以下は、ノーム・チョムスキーさんがアメリカの社会保障制度について語ったものです。
日本にも当てはまる話なので、取り上げます。
(以下は『すばらしきアメリカ帝国』ノーム・チョムスキー著から抜粋)
今朝(2004年12月3日)のニューヨーク・タイムズ紙を見てみましょう。
息子ブッシュ大統領の経済諮問委員を務めるグレゴリー・マンキューの記事が載っています。
マンキューは、ハーバード大の経済学部教授で、経済学の頂点にいます。
この記事では、「このままだと支払いを負担できなくなるから、アメリカ政府は社会保障の給付金を減額すべきだ」と警告しています。
この問題では、簡単な解決法があります。
社会保障目的税は、所得が多くなればなるほど負担が少なくなっています。
およそ9万ドルを境にして、それ以上の所得者には課税されません。
これを是正すれば、財政問題など生じません。
社会保障制度の危機を喚き立てる人々は、退職者に対する就労者の低下を指摘します。
しかし、本当に見なければいけないのは、『全人口に対する就労者の割合』なのです。
「ベビーブーマー世代が引退したら、誰が支えるのか?」と問題視されていますが、彼らが20歳になるまでは誰が支えていましたか。
彼らが子供だった頃は、政府の歳入は今よりも少なく、学校やその他の計画への出費が急増していました。
子供だった頃の彼らを支えられたのに、なぜ60歳を超えてからは不可能なのか?
要するに、危機のでっち上げなのです。
(考えてみると、日本では高齢者は増えているが、20歳までの若年層は大幅に減っています。
子供が減っているためその部分の負担は軽減しているはずなのに、それには全く言及されず、高齢者の増加ばかり言われるのはおかしいです。

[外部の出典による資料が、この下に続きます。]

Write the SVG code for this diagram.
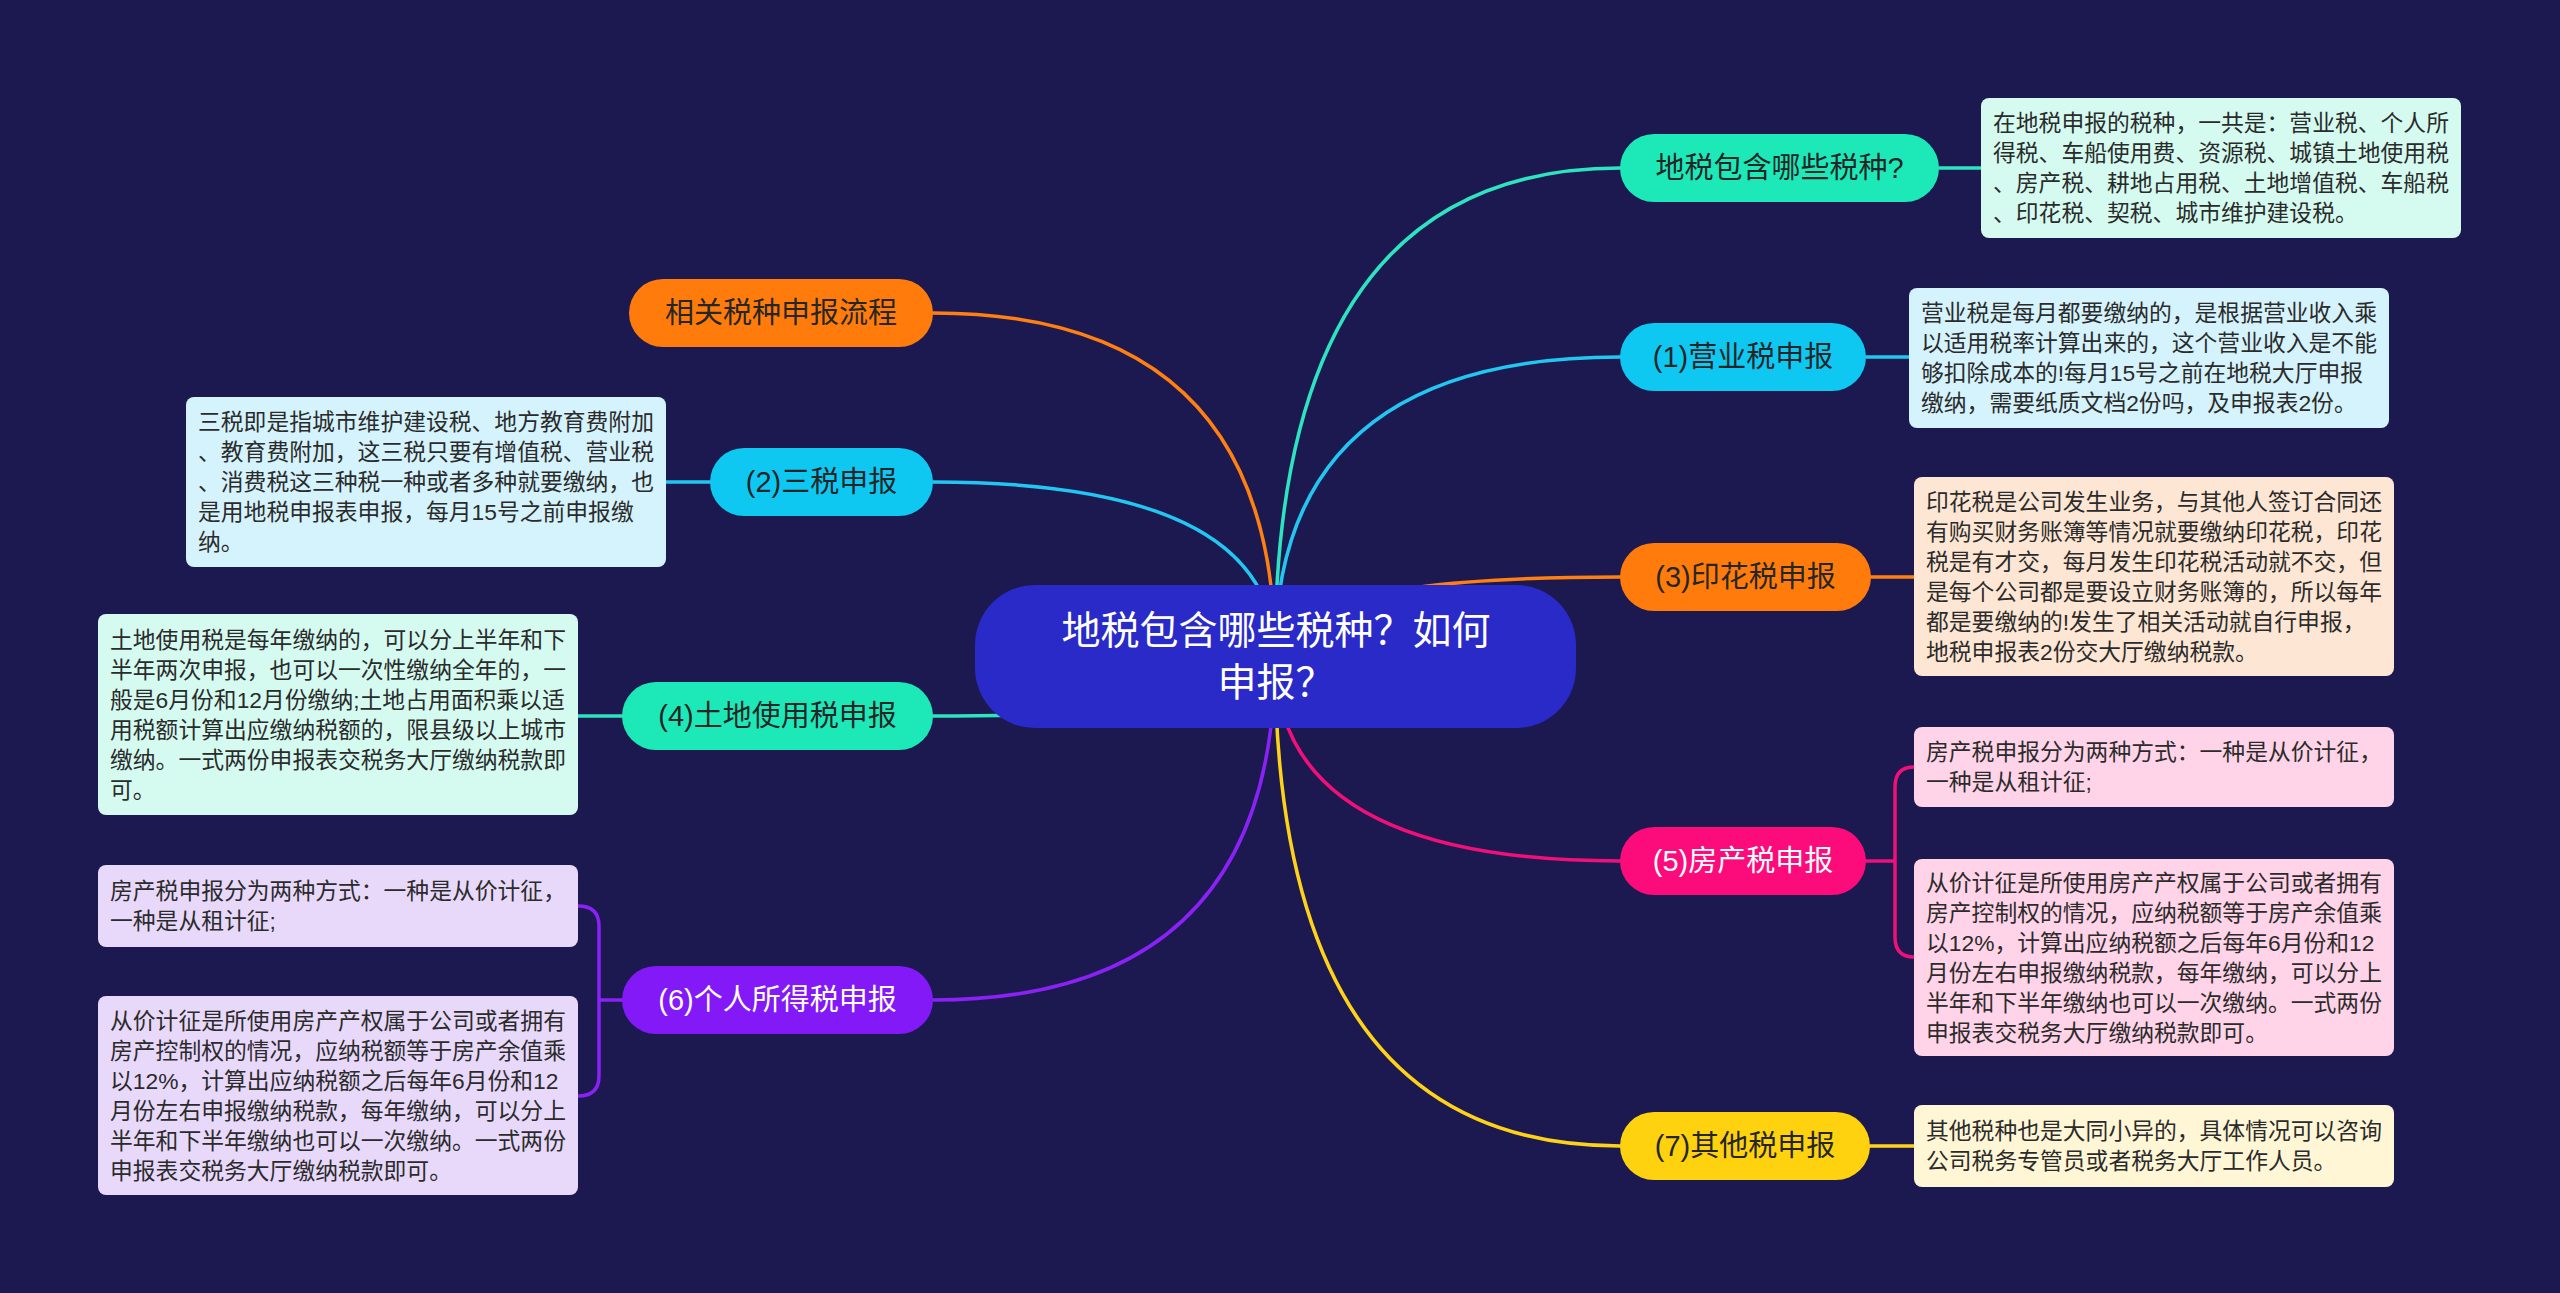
<svg xmlns="http://www.w3.org/2000/svg" width="2560" height="1293" viewBox="0 0 2560 1293">
<style>
text{font-family:"Liberation Sans","Noto Sans CJK SC",sans-serif}
.lbl{font-size:29px;text-anchor:middle;fill:#262626}
.lblw{font-size:29px;text-anchor:middle;fill:#ffffff}
.leaf{font-size:22.8px;fill:#2b2b2b}
.con{fill:none;stroke-width:3.5;stroke-linecap:round}
.teal{fill:#1de9b8}.cyan{fill:#0ec8f2}.orange{fill:#ff7c0c}.pink{fill:#fc0c7b}.yellow{fill:#ffd20f}.purple{fill:#8219f6}
</style>
<rect x="0" y="0" width="2560" height="1293" fill="#1b1950"/>
<g id="connectors">
<path class="con" stroke="#2de3c0" d="M1275 656 Q1275 168 1620 168"/>
<path class="con" stroke="#22c6f0" d="M1275 656 Q1275 357 1620 357"/>
<path class="con" stroke="#ff7f12" d="M1275 656 Q1275 577 1620 577"/>
<path class="con" stroke="#f0107a" d="M1275 656 Q1275 861 1620 861"/>
<path class="con" stroke="#ffd21a" d="M1275 656 Q1275 1146 1620 1146"/>
<path class="con" stroke="#ff7f12" d="M1275 656 Q1275 313 933 313"/>
<path class="con" stroke="#22c6f0" d="M1275 656 Q1275 482 933 482"/>
<path class="con" stroke="#2de3c0" d="M1275 656 Q1275 716 933 716"/>
<path class="con" stroke="#8a22f5" d="M1275 656 Q1275 1000 933 1000"/>
<path class="con" stroke="#2de3c0" d="M1939 168 H1981"/>
<path class="con" stroke="#22c6f0" d="M1866 357 H1909"/>
<path class="con" stroke="#ff7f12" d="M1871 577 H1914"/>
<path class="con" stroke="#ffd21a" d="M1870 1146 H1914"/>
<path class="con" stroke="#22c6f0" d="M666 482 H710"/>
<path class="con" stroke="#2de3c0" d="M578 716 H622"/>
<path class="con" stroke="#f0107a" d="M1866 861 H1895 M1914 767 Q1895 767 1895 787 V937 Q1895 957 1914 957"/>
<path class="con" stroke="#8a22f5" d="M622 1000 H599 M578 906 Q599 906 599 926 V1076 Q599 1096 578 1096"/>
</g>
<g id="center">
<rect x="975" y="585" width="601" height="143" rx="60" fill="#2a2ac9"/>
<text x="1276" y="644" font-size="39" text-anchor="middle" fill="#fff">地税包含哪些税种？如何</text>
<text x="1276" y="696" font-size="39" text-anchor="middle" fill="#fff">申报？</text>
</g>
<g id="node-r1">
<rect class="teal" x="1620" y="134" width="319" height="68" rx="34"/>
<text class="lbl" x="1779.5" y="178">地税包含哪些税种?</text>
</g>
<g id="node-r2">
<rect class="cyan" x="1620" y="323" width="246" height="68" rx="34"/>
<text class="lbl" x="1743" y="367">(1)营业税申报</text>
</g>
<g id="node-r3">
<rect class="orange" x="1620" y="543" width="251" height="68" rx="34"/>
<text class="lbl" x="1745.5" y="587">(3)印花税申报</text>
</g>
<g id="node-r5">
<rect class="pink" x="1620" y="827" width="246" height="68" rx="34"/>
<text class="lblw" x="1743" y="871">(5)房产税申报</text>
</g>
<g id="node-r7">
<rect class="yellow" x="1620" y="1112" width="250" height="68" rx="34"/>
<text class="lbl" x="1745" y="1156">(7)其他税申报</text>
</g>
<g id="node-l0">
<rect class="orange" x="629" y="279" width="304" height="68" rx="34"/>
<text class="lbl" x="781" y="323">相关税种申报流程</text>
</g>
<g id="node-l2">
<rect class="cyan" x="710" y="448" width="223" height="68" rx="34"/>
<text class="lbl" x="821.5" y="492">(2)三税申报</text>
</g>
<g id="node-l4">
<rect class="teal" x="622" y="682" width="311" height="68" rx="34"/>
<text class="lbl" x="777.5" y="726">(4)土地使用税申报</text>
</g>
<g id="node-l6">
<rect class="purple" x="622" y="966" width="311" height="68" rx="34"/>
<text class="lblw" x="777.5" y="1010">(6)个人所得税申报</text>
</g>
<g id="leaf-a">
<rect x="1981" y="98" width="480" height="140" rx="8" fill="#d5fbf1"/>
<text class="leaf" x="1993" y="131"><tspan x="1993">在地税申报的税种，一共是：营业税、个人所</tspan><tspan x="1993" dy="30">得税、车船使用费、资源税、城镇土地使用税</tspan><tspan x="1993" dy="30">、房产税、耕地占用税、土地增值税、车船税</tspan><tspan x="1993" dy="30">、印花税、契税、城市维护建设税。</tspan></text>
</g>
<g id="leaf-b">
<rect x="1909" y="288" width="480" height="140" rx="8" fill="#d5f3fc"/>
<text class="leaf" x="1921" y="321"><tspan x="1921">营业税是每月都要缴纳的，是根据营业收入乘</tspan><tspan x="1921" dy="30">以适用税率计算出来的，这个营业收入是不能</tspan><tspan x="1921" dy="30">够扣除成本的!每月15号之前在地税大厅申报</tspan><tspan x="1921" dy="30">缴纳，需要纸质文档2份吗，及申报表2份。</tspan></text>
</g>
<g id="leaf-c">
<rect x="1914" y="477" width="480" height="199" rx="8" fill="#fde7d4"/>
<text class="leaf" x="1926" y="509.5"><tspan x="1926">印花税是公司发生业务，与其他人签订合同还</tspan><tspan x="1926" dy="30">有购买财务账簿等情况就要缴纳印花税，印花</tspan><tspan x="1926" dy="30">税是有才交，每月发生印花税活动就不交，但</tspan><tspan x="1926" dy="30">是每个公司都是要设立财务账簿的，所以每年</tspan><tspan x="1926" dy="30">都是要缴纳的!发生了相关活动就自行申报，</tspan><tspan x="1926" dy="30">地税申报表2份交大厅缴纳税款。</tspan></text>
</g>
<g id="leaf-d1">
<rect x="1914" y="727" width="480" height="80" rx="8" fill="#ffd4e8"/>
<text class="leaf" x="1926" y="760"><tspan x="1926">房产税申报分为两种方式：一种是从价计征，</tspan><tspan x="1926" dy="30">一种是从租计征;</tspan></text>
</g>
<g id="leaf-d2">
<rect x="1914" y="859" width="480" height="197" rx="8" fill="#ffd4e8"/>
<text class="leaf" x="1926" y="890.5"><tspan x="1926">从价计征是所使用房产产权属于公司或者拥有</tspan><tspan x="1926" dy="30">房产控制权的情况，应纳税额等于房产余值乘</tspan><tspan x="1926" dy="30">以12%，计算出应纳税额之后每年6月份和12</tspan><tspan x="1926" dy="30">月份左右申报缴纳税款，每年缴纳，可以分上</tspan><tspan x="1926" dy="30">半年和下半年缴纳也可以一次缴纳。一式两份</tspan><tspan x="1926" dy="30">申报表交税务大厅缴纳税款即可。</tspan></text>
</g>
<g id="leaf-e">
<rect x="1914" y="1105" width="480" height="82" rx="8" fill="#fff6d6"/>
<text class="leaf" x="1926" y="1139"><tspan x="1926">其他税种也是大同小异的，具体情况可以咨询</tspan><tspan x="1926" dy="30">公司税务专管员或者税务大厅工作人员。</tspan></text>
</g>
<g id="leaf-f">
<rect x="186" y="397" width="480" height="170" rx="8" fill="#d5f3fc"/>
<text class="leaf" x="198" y="430"><tspan x="198">三税即是指城市维护建设税、地方教育费附加</tspan><tspan x="198" dy="30">、教育费附加，这三税只要有增值税、营业税</tspan><tspan x="198" dy="30">、消费税这三种税一种或者多种就要缴纳，也</tspan><tspan x="198" dy="30">是用地税申报表申报，每月15号之前申报缴</tspan><tspan x="198" dy="30">纳。</tspan></text>
</g>
<g id="leaf-g">
<rect x="98" y="614" width="480" height="201" rx="8" fill="#d5fbf1"/>
<text class="leaf" x="110" y="647.5"><tspan x="110">土地使用税是每年缴纳的，可以分上半年和下</tspan><tspan x="110" dy="30">半年两次申报，也可以一次性缴纳全年的，一</tspan><tspan x="110" dy="30">般是6月份和12月份缴纳;土地占用面积乘以适</tspan><tspan x="110" dy="30">用税额计算出应缴纳税额的，限县级以上城市</tspan><tspan x="110" dy="30">缴纳。一式两份申报表交税务大厅缴纳税款即</tspan><tspan x="110" dy="30">可。</tspan></text>
</g>
<g id="leaf-h1">
<rect x="98" y="865" width="480" height="82" rx="8" fill="#e8d9fb"/>
<text class="leaf" x="110" y="899"><tspan x="110">房产税申报分为两种方式：一种是从价计征，</tspan><tspan x="110" dy="30">一种是从租计征;</tspan></text>
</g>
<g id="leaf-h2">
<rect x="98" y="996" width="480" height="199" rx="8" fill="#e8d9fb"/>
<text class="leaf" x="110" y="1028.5"><tspan x="110">从价计征是所使用房产产权属于公司或者拥有</tspan><tspan x="110" dy="30">房产控制权的情况，应纳税额等于房产余值乘</tspan><tspan x="110" dy="30">以12%，计算出应纳税额之后每年6月份和12</tspan><tspan x="110" dy="30">月份左右申报缴纳税款，每年缴纳，可以分上</tspan><tspan x="110" dy="30">半年和下半年缴纳也可以一次缴纳。一式两份</tspan><tspan x="110" dy="30">申报表交税务大厅缴纳税款即可。</tspan></text>
</g>
</svg>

)
社会保障制度は、経営コストが低い政府機関から、経営コストのかさむ民間企業へと移行させられています。
大企業や大銀行の懐に利益が移転されているのです。
この問題には、もっと深い事情もあります。
社会保障制度の基盤にある原則を、権力者は「体制を転覆しかねない」と見ています。
社会保障は、『私たちはお互いに配慮し合い、助けを必要とする人に手を差し伸べる共同の責任がある』という前提に基づいています。
だからこそ、学校に資金を提供したり、保育を確保したりします。
個人としては「あの子供が学校に行ったおかげで得をした」と言えなくても、社会にとって利益になる。
この『助け合い・共同の責任』という考え方は、簡単に支配され管理される人間を作るには不都合なのです。
社会保障制度は、労働運動をはじめとする大衆の社会活動が原動力となって確立されました。
かつてのアメリカでは、「連帯」が当然と見なされていた時期もありました。
「永遠の連帯」が労働者の合言葉だったのです。
1930年代以来、特権階級は懸命にこの原則を崩そうとしてきました。
組合を潰し、人々の交流を阻害し、他人に無関心であるように仕向けたのです。